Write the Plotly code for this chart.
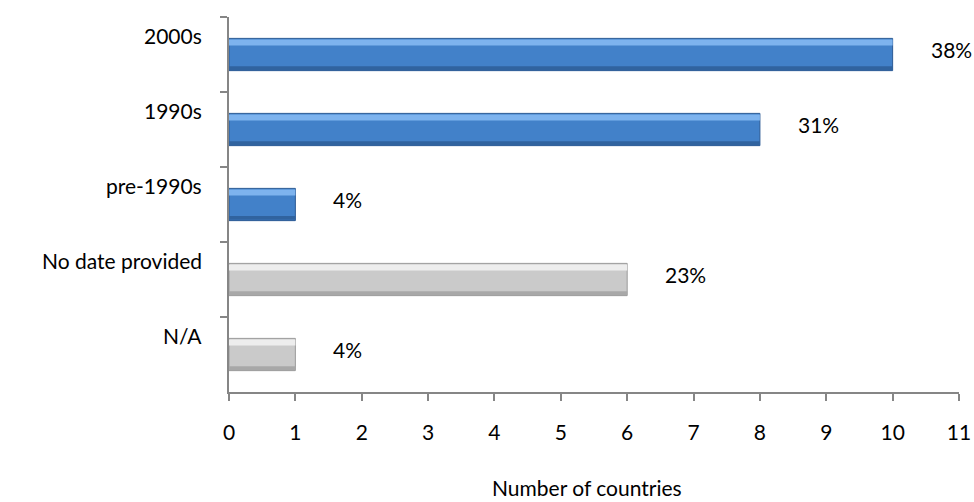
import plotly.graph_objects as go

categories = ["2000s", "1990s", "pre-1990s", "No date provided", "N/A"]
counts = [10, 8, 1, 6, 1]
pct_labels = ["38%", "31%", "4%", "23%", "4%"]
bar_colors = ["#4281C9", "#4281C9", "#4281C9", "#CACACA", "#CACACA"]
hi_colors = ["#7DB3EE", "#7DB3EE", "#7DB3EE", "#EDEDED", "#EDEDED"]
lo_colors = ["#30639F", "#30639F", "#30639F", "#A8A8A8", "#A8A8A8"]
edge_colors = ["#2B5A94", "#2B5A94", "#2B5A94", "#9A9A9A", "#9A9A9A"]
x_ticks = list(range(0, 12))

FONT = "Lato"
FS = 21

fig = go.Figure()
fig.add_trace(go.Bar(
    y=categories, x=counts, orientation="h", width=0.43, offset=-0.215,
    marker=dict(color=bar_colors, line=dict(color=edge_colors, width=1)),
    hoverinfo="skip",
))
fig.add_trace(go.Bar(
    y=categories, x=counts, orientation="h", width=0.08, offset=-0.2,
    marker=dict(color=hi_colors, line=dict(width=0)),
    hoverinfo="skip",
))
fig.add_trace(go.Bar(
    y=categories, x=counts, orientation="h", width=0.05, offset=0.155,
    marker=dict(color=lo_colors, line=dict(width=0)),
    hoverinfo="skip",
))

annotations = []
for c, v, t in zip(categories, counts, pct_labels):
    annotations.append(dict(x=v, y=c, xref="x", yref="y", text=t, showarrow=False,
                            xanchor="left", xshift=36, yshift=5,
                            font=dict(family=FONT, size=FS, color="#000000")))
    annotations.append(dict(x=0, y=c, xref="paper", yref="y", text=c, showarrow=False,
                            xanchor="right", xshift=-25, yshift=19,
                            font=dict(family=FONT, size=FS, color="#000000")))
annotations.append(dict(x=0.49, y=0, xref="paper", yref="paper", text="Number of countries",
                        showarrow=False, xanchor="center", yanchor="middle", yshift=-95,
                        font=dict(family=FONT, size=FS, color="#000000")))

fig.update_layout(
    width=974, height=502,
    margin=dict(l=229, r=15, t=17, b=110),
    plot_bgcolor="white", paper_bgcolor="white",
    showlegend=False, barmode="overlay",
    annotations=annotations,
    font=dict(family=FONT, size=FS, color="#000000"),
    xaxis=dict(
        range=[0, 11], tickvals=x_ticks, showgrid=False, zeroline=False,
        showline=True, linecolor="#868686", linewidth=1.5,
        ticks="outside", ticklen=7, tickcolor="#868686", tickwidth=1.5,
        ticklabelstandoff=14, automargin=False,
        tickfont=dict(family=FONT, size=FS, color="#000000"),
        fixedrange=True,
    ),
    yaxis=dict(
        type="category", autorange="reversed", showgrid=False, zeroline=False,
        showline=True, linecolor="#868686", linewidth=1.5,
        ticks="outside", ticklen=7, tickcolor="#868686", tickwidth=1.5,
        tickson="boundaries", showticklabels=False, automargin=False,
        fixedrange=True,
    ),
)

fig.write_html("out.html")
****************************************
## [Problem statement]
Quote, please, every line of the material above from its start through the line that has "import plotly.graph_objects as go", reproducing the words exactly and dropping any images.

## [Final result]
Write the Plotly code for this chart.
import plotly.graph_objects as go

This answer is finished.